Print the material below exactly as it stands, please, from its first line to the line holding "color_scale = alt.Scale(domain=components, range=colors)", with no pictures.

======== Recorded data ========

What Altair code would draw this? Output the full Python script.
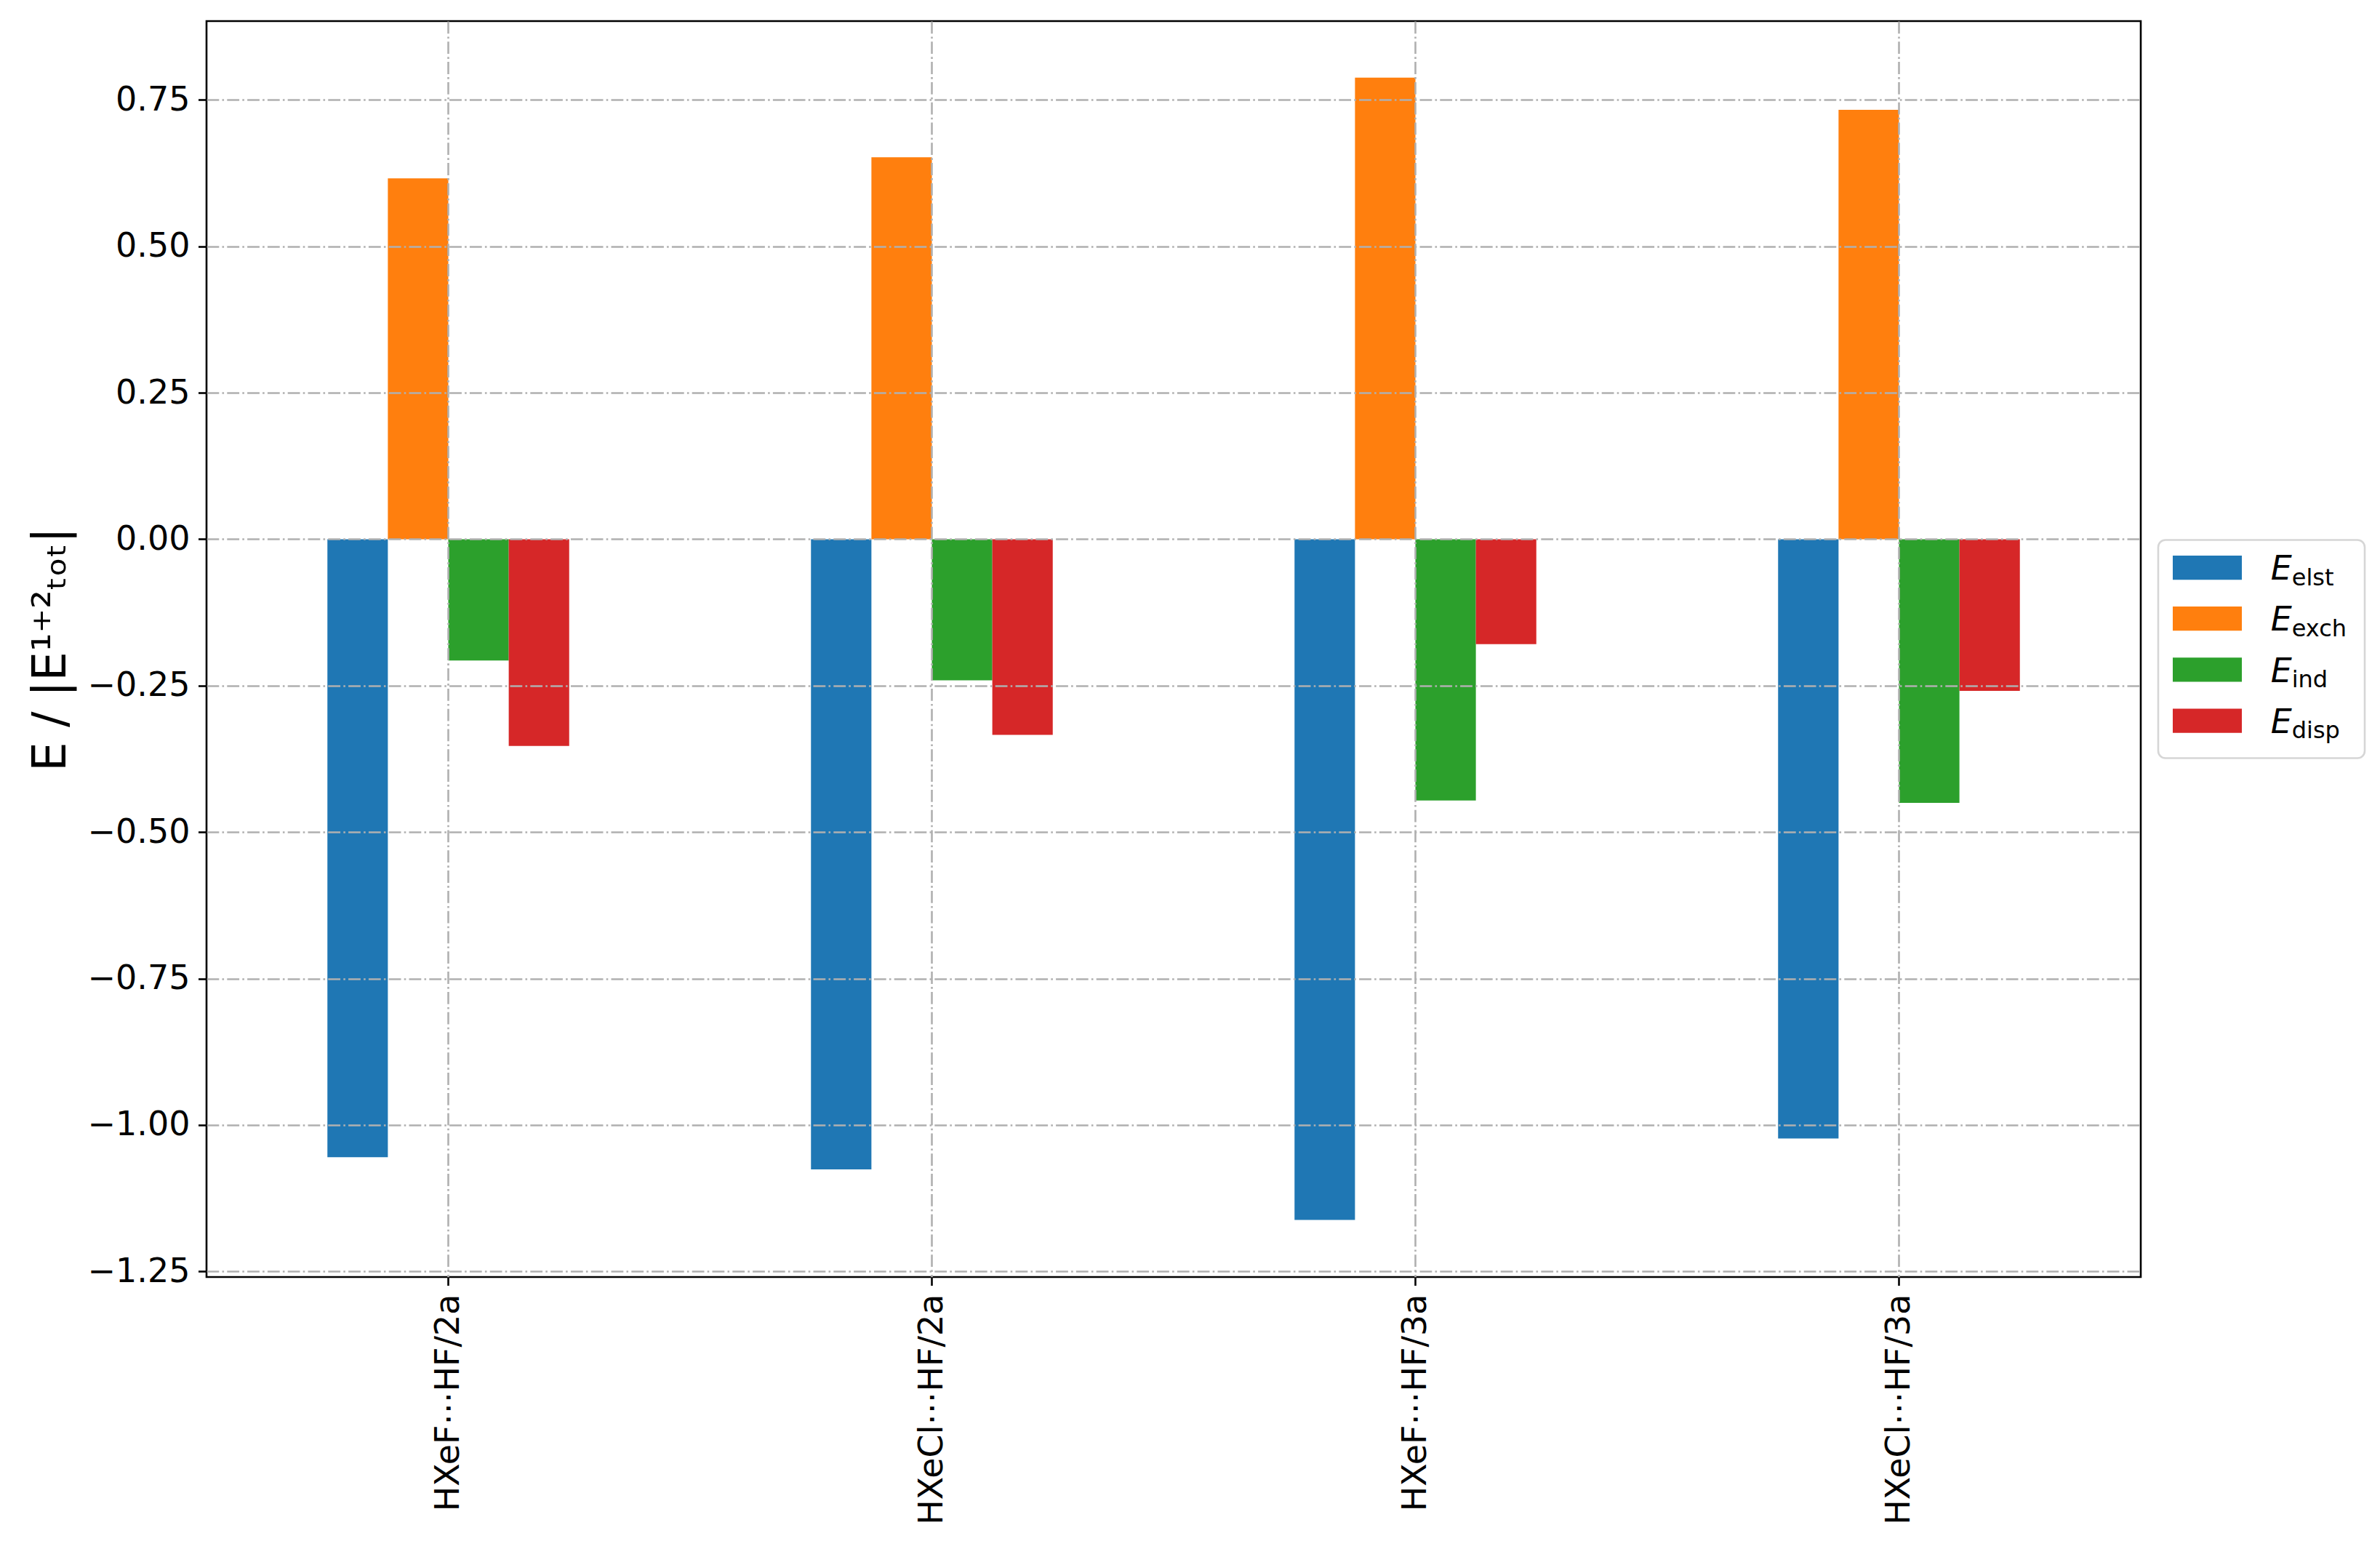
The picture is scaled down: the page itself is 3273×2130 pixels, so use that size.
import altair as alt
import pandas as pd

systems = ["HXeF⋯HF/2a", "HXeCl⋯HF/2a", "HXeF⋯HF/3a", "HXeCl⋯HF/3a"]
components = ["elst", "exch", "ind", "disp"]
e_elst = [-1.055, -1.076, -1.162, -1.023]
e_exch = [0.616, 0.652, 0.788, 0.733]
e_ind = [-0.207, -0.241, -0.446, -0.450]
e_disp = [-0.353, -0.334, -0.179, -0.259]
colors = ["#1f77b4", "#ff7f0e", "#2ca02c", "#d62728"]
y_ticks = [-1.25, -1.0, -0.75, -0.5, -0.25, 0.0, 0.25, 0.5, 0.75]

series = {"elst": e_elst, "exch": e_exch, "ind": e_ind, "disp": e_disp}
rows = []
for comp in components:
    for sys_name, v in zip(systems, series[comp]):
        rows.append({"system": sys_name, "component": comp, "value": v})
df = pd.DataFrame(rows)

FONT = "DejaVu Sans"
color_scale = alt.Scale(domain=components, range=colors)

main = alt.Chart(df).mark_bar().encode(
    x=alt.X(
        "system:N",
        sort=systems,
        scale=alt.Scale(paddingInner=0.5, paddingOuter=0.25),
        axis=alt.Axis(
            title=None, labelAngle=-90, labelAlign="right", labelBaseline="middle",
            labelFontSize=46, labelFont=FONT, labelColor="black", labelPadding=11.5,
            labelLimit=0,
            tickSize=11.5, tickWidth=2.6, tickColor="black", domain=False,
            grid=True, gridColor="#b0b0b0", gridWidth=2.6, gridDash=[16.8, 4.2, 2.6, 4.2],
            zindex=1,
        ),
    ),
    xOffset=alt.XOffset("component:N", sort=components,
                        scale=alt.Scale(paddingInner=0, paddingOuter=0)),
    y=alt.Y(
        "value:Q",
        scale=alt.Scale(domain=[-1.2596, 0.8846], nice=False, zero=False),
        axis=alt.Axis(
            title="E / |E¹⁺²ₜₒₜ|", titleFontSize=64, titleFont=FONT, titleFontWeight="normal",
            titleColor="black", titlePadding=18,
            values=y_ticks,
            labelExpr="replace(format(datum.value, '.2f'), '-', '\u2212')",
            labelFontSize=46, labelFont=FONT, labelColor="black", labelPadding=11.5,
            tickSize=11.5, tickWidth=2.6, tickColor="black", domain=False,
            grid=True, gridColor="#b0b0b0", gridWidth=2.6, gridDash=[16.8, 4.2, 2.6, 4.2],
            zindex=1,
        ),
    ),
    color=alt.Color("component:N", scale=color_scale, legend=None),
).properties(
    width=2660, height=1727,
    view=alt.ViewBackground(stroke="black", strokeWidth=2.6, fill="white"),
)

leg_df = pd.DataFrame({"component": components, "sub": components})
base = alt.Chart(leg_df).encode(
    y=alt.Y("component:N", sort=components,
            scale=alt.Scale(type="point", range=[38, 248.5], padding=0), axis=None)
)
swatch = base.mark_point(
    shape="M-1,-0.35H1V0.35H-1Z", filled=True, size=9025, opacity=1, strokeWidth=0
).encode(x=alt.value(67.5), color=alt.Color("component:N", scale=color_scale, legend=None))
etext = base.mark_text(
    text="E", font=FONT, fontStyle="italic", fontSize=46, align="left",
    baseline="alphabetic", dy=16.7, color="black"
).encode(x=alt.value(154.7))
subtext = base.mark_text(
    font=FONT, fontSize=32, align="left", baseline="alphabetic", dy=24.3, color="black"
).encode(x=alt.value(183.7), text="sub:N")

legend = alt.layer(swatch, etext, subtext).properties(
    width=284, height=300,
    view=alt.ViewBackground(stroke="#d6d6d6", strokeWidth=2.6, cornerRadius=10, fill="white"),
)

chart = alt.hconcat(main, legend, spacing=24, bounds="flush", center=True).resolve_scale(
    y="independent"
).properties(
    padding={"left": 28, "top": 19, "right": 0, "bottom": 0},
    background="white",
).configure(font=FONT)

chart.save("out.html", embed_options={"renderer": "svg", "actions": False})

========

= Answer below =
What Altair code would draw this? Output the full Python script.
The picture is scaled down: the page itself is 3273×2130 pixels, so use that size.
import altair as alt
import pandas as pd

systems = ["HXeF⋯HF/2a", "HXeCl⋯HF/2a", "HXeF⋯HF/3a", "HXeCl⋯HF/3a"]
components = ["elst", "exch", "ind", "disp"]
e_elst = [-1.055, -1.076, -1.162, -1.023]
e_exch = [0.616, 0.652, 0.788, 0.733]
e_ind = [-0.207, -0.241, -0.446, -0.450]
e_disp = [-0.353, -0.334, -0.179, -0.259]
colors = ["#1f77b4", "#ff7f0e", "#2ca02c", "#d62728"]
y_ticks = [-1.25, -1.0, -0.75, -0.5, -0.25, 0.0, 0.25, 0.5, 0.75]

series = {"elst": e_elst, "exch": e_exch, "ind": e_ind, "disp": e_disp}
rows = []
for comp in components:
    for sys_name, v in zip(systems, series[comp]):
        rows.append({"system": sys_name, "component": comp, "value": v})
df = pd.DataFrame(rows)

FONT = "DejaVu Sans"
color_scale = alt.Scale(domain=components, range=colors)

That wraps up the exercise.